SULTRAKINI.COM: Aksi besar-besaran menolak praktik politik dinasti menjelang Pemilihan Presiden 2024 tengah menggema di Sulawesi Tenggara. Mahasiswa dari berbagai kampus di Kendari, termasuk Universitas Halu Oleo dan perguruan tinggi swasta, bergerak secara serentak membagikan stiker dan mengajak masyarakat untuk menolak calon dari latar belakang politik dinasti. Aksi serupa juga terjadi di Universitas Muhammadiyah Buton, Kota Baubau, dan Universitas Karya Persada Muna di Raha.
Lebih dari 800 kampus di 35 provinsi di Indonesia diklaim telah bergabung dalam aksi serupa, meski dengan pendekatan yang berbeda.
Dalam seruan mereka, mahasiswa mengkritik Pilpres 2024 yang dianggap diwarnai politik dinasti, mengancam integritas demokrasi di Indonesia. Mereka tidak hanya menyampaikan pesan ini kepada kalangan akademis, tetapi juga kepada masyarakat luas.
Di Jakarta, mahasiswa dari berbagai universitas, termasuk Universitas Islam Negeri Syarif Hidayatullah, turut andil dalam gerakan ini pada Kamis (11 Januari 2024), menyebarkan materi kampanye anti-dinasti di area publik.
“Kami menolak praktik politik dinasti dan mengajak masyarakat untuk tidak mendukung calon dengan latar belakang tersebut,” ujar Glamora, perwakilan mahasiswa.
Dalam materi kampanye yang dibagikan, terdapat kumpulan data dan fakta sejarah sebagai basis argumentasi. Mahasiswa juga menuntut netralitas dari Presiden Joko Widodo, ASN, TNI-Polri menjelang pemilu untuk menghindari kecurangan dan keberpihakan yang tidak adil.

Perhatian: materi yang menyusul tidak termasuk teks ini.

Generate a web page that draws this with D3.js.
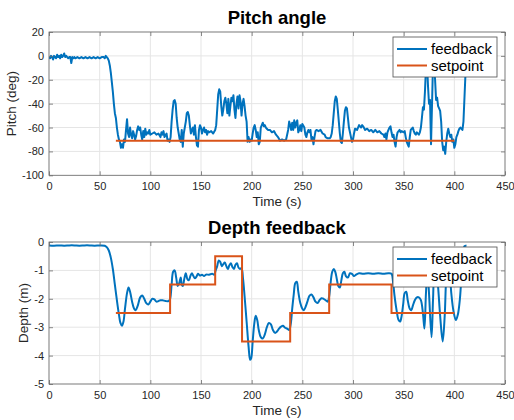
<!DOCTYPE html>
<html><head><meta charset="utf-8">
<script src="https://cdn.jsdelivr.net/npm/d3@7"></script>
<style>body{margin:0;background:#fff}svg{display:block}text{font-family:"Liberation Sans",Arial,sans-serif}</style>
</head><body><svg id="c" width="514" height="420"></svg>
<script>
// ---- data ----
const xTicks = [0,50,100,150,200,250,300,350,400,450];
const pitchTicks = [20,0,-20,-40,-60,-80,-100];
const depthTicks = [0,-1,-2,-3,-4,-5];
const seriesNames = ["feedback","setpoint"];

const pitchTime = [0,1,2,3,4,5,6,7,8,9,10,11,12,13,14,15,16,17,18,19,20,21,22,23,24,25,26,28,30,32,34,36,38,40,42,44,46,48,50,52,54,55,56,57,58,59,60,61,62,63,64,65,66,67,68,69,70,71,72,73,74,75,76,77,78,79,80,81,82,83,84,85,86,87,88,89,90,91,92,93,94,95,96,97,98,99,100,102,104,106,108,110,111,112,113,114,116,117,118,119,120,121,122,123,124,125,126,127,128,129,130,131,132,133,134,135,136,137,138,139,140,141,142,143,144,145,146,147,148,149,150,151,152,153,154,155,156,157,158,160,162,164,165,166,167,168,169,170,171,172,173,174,175,176,177,178,179,180,181,182,183,184,185,186,187,188,189,190,191,192,193,194,195,196,197,198,199,200,201,202,203,204,205,206,207,208,209,210,211,212,213,214,215,216,218,220,222,224,226,228,230,232,234,236,237,238,239,240,241,242,243,244,245,246,247,248,249,250,252,253,254,255,256,257,258,259,260,261,262,263,264,266,268,270,272,273,275,277,278,279,280,281,282,283,284,285,286,287,288,289,290,291,292,293,294,295,296,297,298,299,300,301,302,304,305,306,307,308,309,310,312,314,316,318,320,322,324,326,328,330,331,332,333,334,335,336,337,338,339,340,341,342,343,344,345,346,347,348,350,351,352,353,354,355,356,357,358,359,360,361,362,363,364,365,366,367,368,369,370,371,372,373,374,375,376,377,378,379,380,381,382,383,384,385,386,387,388,389,390,391,392,393,394,395,396,397,398,399,400,401,402,403,404,405,406,407,408,409,410,411,412];
const pitchFeedback = [-1,-2,0,-1,-3,0,-1,-2,1,-1,0,-2,1,-1,0,2,-1,0,-1,-2,-1,-1,-6,-1,-2,-1,-2,-1,-2,-1,-2,-1,-2,-1,-2,-1,-2,-1,-2,-1,-1,-2,0,-1,-2,-4,-8,-14,-22,-30,-40,-48,-52,-60,-66,-70,-72,-77,-74,-77,-70,-72,-62,-53,-65,-68,-60,-66,-69,-63,-66,-70,-67,-62,-59,-62,-60,-66,-70,-63,-68,-61,-66,-64,-65,-62,-66,-65,-64,-66,-65,-68,-64,-66,-63,-68,-65,-71,-70,-72,-68,-55,-45,-38,-37,-40,-52,-60,-65,-70,-72,-62,-76,-65,-60,-55,-48,-47,-50,-58,-65,-62,-60,-66,-58,-68,-75,-76,-62,-58,-60,-65,-62,-60,-64,-62,-66,-63,-64,-63,-65,-62,-58,-45,-32,-28,-30,-42,-50,-45,-38,-35,-40,-48,-36,-50,-42,-35,-38,-33,-45,-52,-40,-34,-44,-33,-38,-50,-40,-36,-42,-50,-55,-72,-68,-72,-70,-71,-65,-60,-58,-62,-68,-64,-74,-72,-60,-58,-56,-59,-58,-60,-61,-62,-62,-64,-63,-66,-68,-71,-70,-71,-70,-62,-55,-58,-62,-56,-62,-54,-60,-56,-54,-64,-62,-58,-63,-57,-60,-66,-68,-64,-62,-64,-62,-70,-68,-74,-68,-63,-62,-63,-62,-65,-66,-68,-69,-69,-68,-65,-58,-48,-38,-34,-36,-45,-55,-65,-72,-73,-65,-55,-46,-43,-44,-52,-60,-64,-68,-72,-70,-65,-61,-62,-60,-58,-59,-60,-58,-59,-62,-61,-63,-62,-64,-62,-64,-63,-65,-66,-68,-65,-70,-64,-62,-60,-59,-64,-68,-66,-72,-76,-68,-64,-63,-62,-64,-63,-64,-63,-68,-72,-74,-76,-68,-62,-61,-60,-63,-65,-66,-64,-65,-66,-64,-60,-52,-43,-45,-30,-10,-5,-25,-40,-37,-74,-40,-5,-8,-20,-37,-35,-42,-44,-46,-55,-72,-79,-76,-82,-72,-65,-61,-65,-68,-66,-72,-70,-77,-74,-68,-66,-63,-61,-60,-61,-62,-55,-35,-15,-2];
const pitchSetTime = [66,400];
const pitchSetpoint = [-71,-71];

const depthTime = [0,5,10,15,20,25,30,35,40,45,50,55,57,59,61,63,65,67,69,70.5,72,73.5,75,77,78.5,80,82,84,85.5,87.5,90,92,94,96,98,100,102,104,106,108,110,112,115,118,119.5,121,122.5,124,125.5,127,128.5,130,131,132,133.5,135,136.5,138,139.5,141,142.5,144,145.5,147,149,151,153,155,158,161,163,164.5,166,167.5,169,170.5,172,173.5,175,176.5,178,179.5,181,182.5,184,185.5,187,188.5,190,191.5,193,195,197,198.5,199.5,201,202.5,204,205.5,207,209,211,213,215,217,219,221,223,225,227,229,231,233,235,237,238.5,240,241.5,243,244.5,246,248,250,251.5,253,255,257,259,261,263,265,267,269,271,273,275,276.5,278,279.5,281,282.5,284,285.5,287,288.5,290,291.5,293,295,297,299,301,303,306,310,315,320,325,330,335,338,339.5,341,343,345,346.5,348,349.5,351,352.5,354,356,357.5,359,361,363,365,367,369,370.5,372,373.5,375,377.5,379,380.5,382,384,386,388.5,390.5,392,393.5,395,397,399,401.5,403.5,405.5,407,408.5,410,412];
const depthFeedback = [-0.12,-0.13,-0.12,-0.13,-0.12,-0.12,-0.13,-0.12,-0.12,-0.13,-0.12,-0.13,-0.18,-0.3,-0.55,-0.95,-1.5,-2.05,-2.55,-2.85,-2.95,-2.8,-2.35,-1.8,-1.6,-1.75,-2.1,-2.35,-2.4,-2.25,-1.95,-1.88,-2.0,-2.15,-2.2,-2.1,-2.0,-2.02,-2.1,-2.08,-2.05,-2.05,-2.08,-2.08,-2.0,-1.5,-1.05,-1.0,-1.25,-1.55,-1.45,-1.25,-1.5,-1.55,-1.3,-1.1,-1.3,-1.35,-1.2,-1.1,-1.2,-1.28,-1.22,-1.12,-1.18,-1.15,-1.2,-1.15,-1.15,-1.12,-1.15,-1.0,-0.85,-0.65,-0.7,-0.85,-0.78,-0.72,-0.85,-0.95,-0.82,-0.75,-0.88,-0.95,-0.8,-0.75,-0.9,-0.95,-0.92,-1.3,-1.9,-2.8,-3.7,-4.15,-4.1,-3.5,-2.9,-2.6,-2.75,-3.1,-3.35,-3.4,-3.25,-3.0,-2.85,-2.9,-3.1,-3.2,-3.15,-3.05,-2.98,-2.95,-3.02,-3.05,-3.1,-2.9,-2.35,-1.85,-1.45,-1.4,-1.75,-2.15,-2.35,-2.4,-2.3,-2.1,-1.9,-1.85,-1.95,-2.1,-2.15,-2.05,-1.98,-2.0,-2.05,-2.1,-1.9,-1.4,-1.05,-0.95,-1.05,-1.3,-1.55,-1.6,-1.35,-1.1,-1.05,-1.2,-1.25,-1.1,-1.12,-1.2,-1.15,-1.1,-1.12,-1.1,-1.12,-1.1,-1.12,-1.1,-1.12,-1.4,-1.9,-2.4,-2.75,-2.8,-2.6,-2.2,-1.8,-1.75,-2.05,-2.35,-2.4,-2.25,-2.05,-1.95,-1.95,-2.05,-2.5,-3.05,-1.8,-1.0,-1.8,-3.35,-2.0,-1.0,-0.9,-1.6,-2.6,-3.5,-2.6,-1.3,-0.9,-1.0,-1.8,-2.4,-2.75,-2.55,-2.0,-1.2,-0.4,-0.15,-0.12];
const depthSetTime = [66,119.5,119.5,164,164,190.5,190.5,238,238,276.5,276.5,338,338,400];
const depthSetpoint = [-2.5,-2.5,-1.5,-1.5,-0.5,-0.5,-3.5,-3.5,-2.5,-2.5,-1.5,-1.5,-2.5,-2.5];

// ---- drawing ----
const svg = d3.select("#c");
svg.append("rect").attr("width",514).attr("height",420).attr("fill","#fff");
const BLUE = "#0072BD", ORANGE = "#D95319", AX = "#262626";

function panel(o) {
  const x = d3.scaleLinear().domain([0,450]).range([49,505]);
  const y = d3.scaleLinear().domain(o.ydom).range([o.bottom,o.top]);
  const g = svg.append("g");
  // grid
  g.selectAll(".gx").data(xTicks).join("line")
    .attr("x1",d=>x(d)).attr("x2",d=>x(d)).attr("y1",o.top).attr("y2",o.bottom)
    .attr("stroke","#e5e5e5").attr("stroke-width",1);
  g.selectAll(".gy").data(o.yticks).join("line")
    .attr("x1",49).attr("x2",505).attr("y1",d=>y(d)).attr("y2",d=>y(d))
    .attr("stroke","#e5e5e5").attr("stroke-width",1);
  // clip
  const cid = "clip"+o.id;
  svg.append("clipPath").attr("id",cid).append("rect")
    .attr("x",49).attr("y",o.top).attr("width",456).attr("height",o.bottom-o.top);
  const lines = g.append("g").attr("clip-path",`url(#${cid})`);
  const fb = d3.zip(o.ft,o.fv);
  const sp = d3.zip(o.st,o.sv);
  lines.append("path").datum(fb)
    .attr("d",d3.line().x(d=>x(d[0])).y(d=>y(d[1])).curve(o.curve))
    .attr("fill","none").attr("stroke",BLUE).attr("stroke-width",2).attr("stroke-linejoin","round");
  lines.append("path").datum(sp)
    .attr("d",d3.line().x(d=>x(d[0])).y(d=>y(d[1])))
    .attr("fill","none").attr("stroke",ORANGE).attr("stroke-width",2);
  // box
  g.append("rect").attr("x",49).attr("y",o.top).attr("width",456).attr("height",o.bottom-o.top)
    .attr("fill","none").attr("stroke","#6b6b6b").attr("stroke-width",0.8);
  // axes
  const xa = g.append("g").attr("transform",`translate(0,${o.bottom})`)
    .call(d3.axisBottom(x).tickValues(xTicks).tickSizeInner(-4).tickSizeOuter(0).tickPadding(7));
  const ya = g.append("g").attr("transform",`translate(49,0)`)
    .call(d3.axisLeft(y).tickValues(o.yticks).tickSizeInner(-4).tickSizeOuter(0).tickPadding(5));
  const xt = g.append("g").attr("transform",`translate(0,${o.top})`)
    .call(d3.axisTop(x).tickValues(xTicks).tickSizeInner(-4).tickSizeOuter(0).tickFormat(""));
  const yr = g.append("g").attr("transform",`translate(505,0)`)
    .call(d3.axisRight(y).tickValues(o.yticks).tickSizeInner(-4).tickSizeOuter(0).tickFormat(""));
  [xa,ya,xt,yr].forEach(a=>{
    a.select(".domain").remove();
    a.selectAll(".tick line").attr("stroke","#6b6b6b").attr("stroke-width",0.8);
    a.selectAll(".tick text").attr("fill",AX).attr("font-size","11px")
      .attr("font-family","Liberation Sans, Arial, sans-serif");
  });
  ya.selectAll(".tick text").text(d=>d3.format("")(d).replace("−","-"));
  // labels
  g.append("text").attr("x",277).attr("y",o.top-8.5).attr("text-anchor","middle")
    .attr("font-size","18.5px").attr("font-weight","bold").attr("fill","#000").text(o.title);
  g.append("text").attr("x",277).attr("y",o.bottom+30.5).attr("text-anchor","middle")
    .attr("font-size","13.5px").attr("fill",AX).text("Time (s)");
  g.append("text").attr("transform",`translate(${o.ylx},${(o.top+o.bottom)/2}) rotate(-90)`)
    .attr("text-anchor","middle").attr("font-size","13.5px").attr("fill",AX).text(o.ylabel);
  // legend
  const lg = g.append("g").attr("transform",`translate(393,${o.top+5})`);
  lg.append("rect").attr("width",104).attr("height",40).attr("fill","#fff")
    .attr("stroke","#4d4d4d").attr("stroke-width",0.8);
  const cols = [BLUE,ORANGE];
  seriesNames.forEach((n,i)=>{
    const by = 17 + i*16.5;
    lg.append("line").attr("x1",4).attr("x2",34).attr("y1",by-5).attr("y2",by-5)
      .attr("stroke",cols[i]).attr("stroke-width",2);
    lg.append("text").attr("x",38).attr("y",by).attr("font-size","15px").attr("fill","#000").text(n);
  });
}

panel({id:"p",top:32,bottom:175.3,ydom:[-100,20],yticks:pitchTicks,ft:pitchTime,fv:pitchFeedback,
  st:pitchSetTime,sv:pitchSetpoint,curve:d3.curveLinear,title:"Pitch angle",ylabel:"Pitch (deg)",ylx:16});
panel({id:"d",top:242,bottom:384,ydom:[-5,0],yticks:depthTicks,ft:depthTime,fv:depthFeedback,
  st:depthSetTime,sv:depthSetpoint,curve:d3.curveCatmullRom.alpha(0.5),title:"Depth feedback",ylabel:"Depth (m)",ylx:28});
</script></body></html>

Tidak hanya di dalam negeri, isu politik dinasti ini menarik perhatian media internasional. The New York Times, misalnya, mengulas potensi terbentuknya dinasti Presiden Joko Widodo melalui pencalonan Gibran Rakabuming Raka yang berpasangan dengan Prabowo Subianto dalam Pilpres 2024.
Ambang Priyonggo, pengamat media dan politik dari Universitas Multimedia Nusantara, menekankan pentingnya kesetaraan dan keadilan dalam akses berpolitik. Dia mengkritik perubahan dalam Undang-Undang Pemilihan Umum yang memungkinkan kepala daerah maju dalam pemilihan presiden tanpa memenuhi batas usia tertentu, mengindikasikan ketidakstabilan demokrasi di Indonesia.
Putusan Mahkamah Konstitusi (MK) yang memperbolehkan kepala daerah maju di pemilihan presiden di bawah usia 40 tahun menuai kontroversi. Banyak yang berpendapat bahwa keputusan ini seharusnya menjadi wilayah pembentuk undang-undang dan menilai MK telah melampaui kewenangannya.
Aksi pembagian poster dan kampanye ini merupakan bagian dari rangkaian penolakan terhadap politik dinasti di Indonesia. Aksi serupa yang lebih besar direncanakan akan terpusat di satu titik, sebagai bentuk eskalasi dari gerakan ini.